Thirdly, the governance of due process in Nigeria's court system must engage the urgent attention of the judiciary and the legal profession. The spectacle of cases that drag on for several decades through the court systems violates fairness, the constitution, and due process, and feeds impunity. Wrongdoers know they can get away with their acts by inducing fear of or fatigue with the legal process in victims using a battery of endless motions and maneuvers. The installation of a new chief justice presents us with the opportunity to evolve legal doctrine at the highest levels that will discourage this and give Nigerians more faith in the capacities of the country to redress injustice and unfairness. To encourage access to justice in 2007, we must focus on ensuring expeditions exit from courts.
Finally, there is the challenge of governing economic reform and entrepreneurial competition that gives competitive value and security to the Nigerian worker and consumer. To begin with, the uncertainties accompanying the elections will discourage investor and economic activities at the beginning of the year but successful or even tentative transition could easily encourage considerable innovation in Nigeria's economy. The areas in most dire need of activity will be the laws relating to the regulation or governance of competition and of commercial dispute resolution.
The governance of (access to) political power, of safety and security (and within it, of impunity), of access to due process, and of economic and commercial competition are, in the view of the present writer, the four broad narratives that will shape Nigeria's legal landscape for 2007 and thereafter.
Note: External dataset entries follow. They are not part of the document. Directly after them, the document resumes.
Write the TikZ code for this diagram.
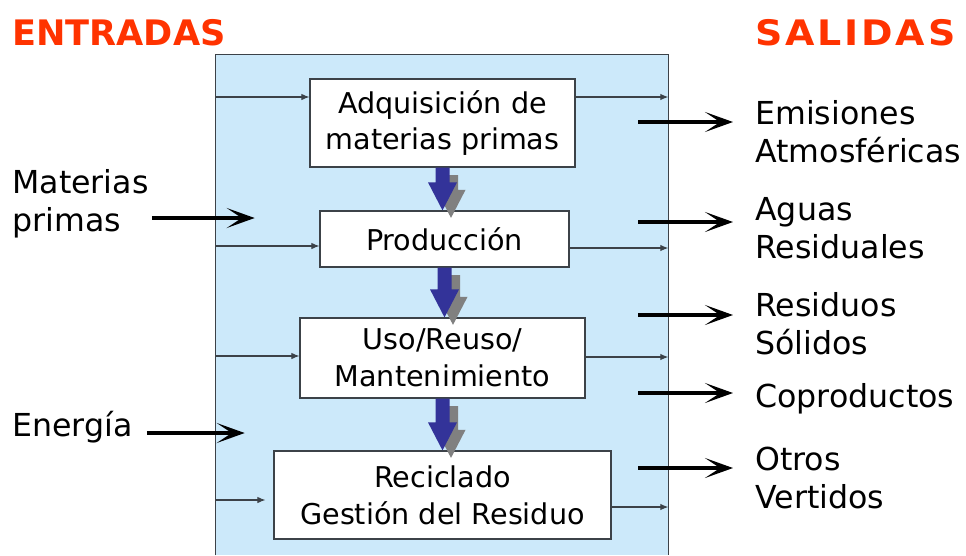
\documentclass[tikz,border=0pt]{standalone}
\usepackage{fontspec}
\setmainfont{DejaVu Sans}
\usetikzlibrary{arrows.meta,calc}

\definecolor{sysblue}{RGB}{204,233,250}
\definecolor{titlered}{RGB}{255,51,0}
\definecolor{blockblue}{RGB}{51,51,153}
\definecolor{linegray}{RGB}{60,66,72}

\tikzset{
	stage/.style={draw=linegray, fill=white, line width=0.7pt, align=center, inner sep=0,
		font=\fontsize{16.3}{21}\selectfont},
	lbl/.style={inner sep=0, align=left, anchor=west, font=\fontsize{18}{21.5}\selectfont},
	ttl/.style={inner sep=0, anchor=west, text=titlered, font=\bfseries\fontsize{20}{24}\selectfont},
	inarr/.style={draw=linegray, line width=0.6pt, -{Latex[length=0.16cm,width=0.13cm]}},
	bigarr/.style={line width=2.8pt, -{Stealth[length=0.56cm,width=0.4cm,inset=0.3cm]}},
}

\begin{document}
\begin{tikzpicture}[x=0.02cm,y=-0.02cm]
\useasboundingbox (0,0) rectangle (966,555);

% system boundary
\node[fill=sysblue, inner sep=0, minimum width=9.04cm, minimum height=10cm] (sys) at (442,305) {};
\draw[linegray, line width=0.6pt] (sys.south west) -- (sys.north west) -- (sys.north east) -- (sys.south east);

\node[ttl] (entr) at (12,33) {ENTRADAS};
\node[ttl] (sal) at (755,33) {\addfontfeature{LetterSpace=8,FakeStretch=1.08}SALIDAS};

% stages
\node[stage, minimum width=5.3cm, minimum height=1.76cm] (b1) at (442.5,123) {Adquisición de\\materias primas};
\node[stage, minimum width=4.98cm, minimum height=1.12cm] (b2) at (444.5,239) {Producción};
\node[stage, minimum width=5.7cm, minimum height=1.6cm] (b3) at (442.5,358) {Uso/Reuso/\\Mantenimiento};
\node[stage, minimum width=6.74cm, minimum height=1.76cm] (b4) at (442.5,495) {Reciclado\\Gestión del Residuo};

% thin flows in and out
\draw[inarr] (sys.west |- 0,97) -- (b1.west |- 0,97);
\draw[inarr] (sys.west |- 0,246) -- (b2.west |- 0,246);
\draw[inarr] (sys.west |- 0,356) -- (b3.west |- 0,356);
\draw[inarr] (sys.west |- 0,500) -- ($(b4.west |- 0,500)+(-8,0)$);
\draw[inarr] (b1.east |- 0,97) -- (sys.east |- 0,97);
\draw[inarr] (b2.east |- 0,248) -- (sys.east |- 0,248);
\draw[inarr] (b3.east |- 0,357) -- (sys.east |- 0,357);
\draw[inarr] (b4.east |- 0,507) -- (sys.east |- 0,507);

% block arrows between stages, gray shadow first
\foreach \a/\b in {b1/b2, b2/b3, b3/b4}
{
	\foreach \dx/\dy/\col in {0.17cm/-0.15cm/gray, 0cm/0cm/blockblue}
	{
		\fill[\col] let \p1=(\a.south), \p2=(\b.north), \n1={\x1+\dx}, \n2={\y1+\dy}, \n3={\y2+\dy} in
			(\n1-0.14cm,\n2) -- (\n1+0.14cm,\n2) -- (\n1+0.14cm,\n3+0.56cm) -- (\n1+0.29cm,\n3+0.56cm)
			-- (\n1,\n3) -- (\n1-0.29cm,\n3+0.56cm) -- (\n1-0.14cm,\n3+0.56cm) -- cycle;
	}
}

% inputs
\node[lbl] (mat) at (12,204) {Materias\\primas};
\node[lbl] (ener) at (12,427) {Energía};
\draw[bigarr] ($(mat.east |- 0,218)+(3,0)$) -- ($(sys.west |- 0,218)+(39,0)$);
\draw[bigarr] ($(ener.east |- 0,433)+(14,0)$) -- ($(sys.west |- 0,433)+(29,0)$);

% outputs
\node[lbl] (emis) at (755,132) {Emisiones\\Atmosféricas};
\node[lbl] (agua) at (755,228) {Aguas\\Residuales};
\node[lbl] (resi) at (755,324) {Residuos\\Sólidos};
\node[lbl] (copr) at (755,399) {Coproductos};
\node[lbl] (otro) at (755,478) {Otros\\Vertidos};
\foreach \n/\y in {emis/122, agua/222, resi/315, copr/393, otro/468}
{
	\draw[bigarr] ($(sys.east |- 0,\y)+(-30,0)$) -- ($(\n.west |- 0,\y)+(-22,0)$);
}

\end{tikzpicture}
\end{document}
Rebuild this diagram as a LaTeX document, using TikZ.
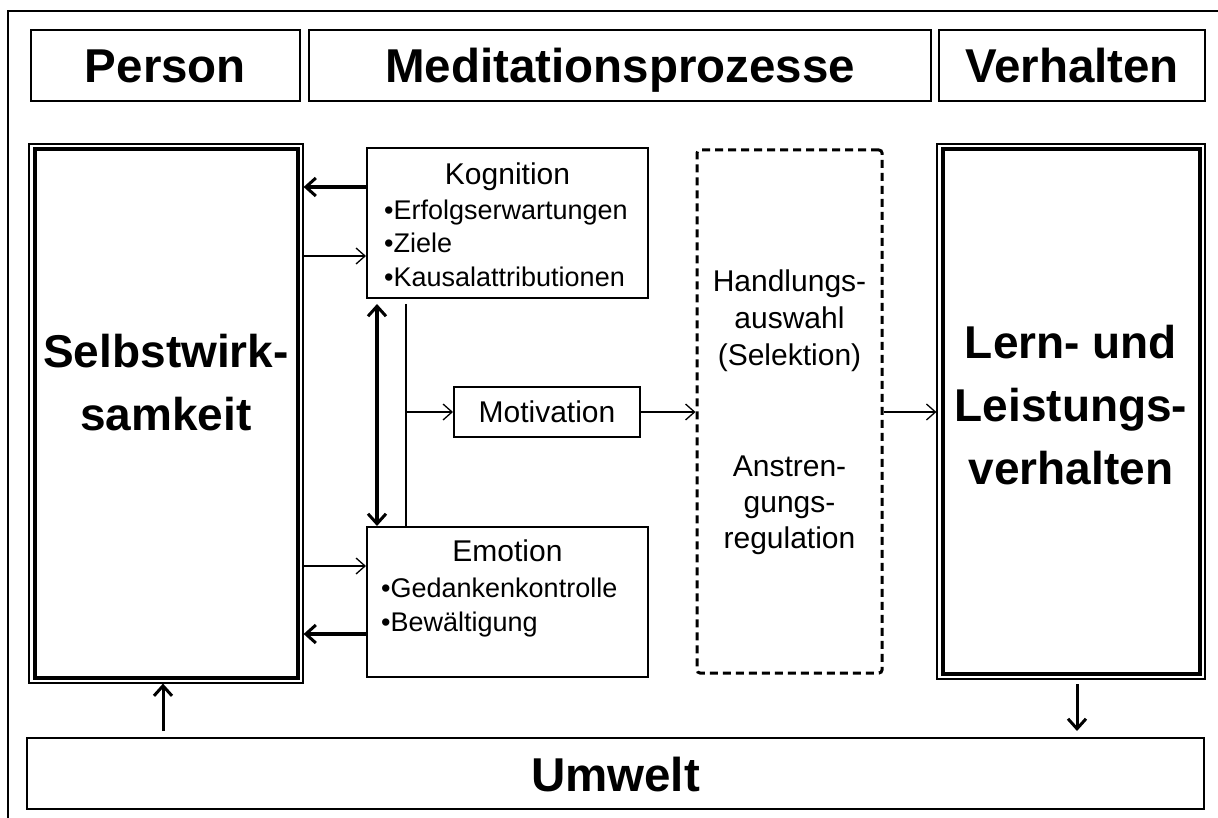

Within these broad themes, there will be natural tales of progress, reversals, installments, and increments. There will be enchanting tales of deliberate deadlock and premeditated overreach. These should contribute rich and busy chapters of legal calligraphy for students, observers, and scribblers in 2007. As a historical moment, however, Nigeria's 2007 will probably be defined and remembered not by any collection of captivating incidents, but by opportunities taken or overlooked.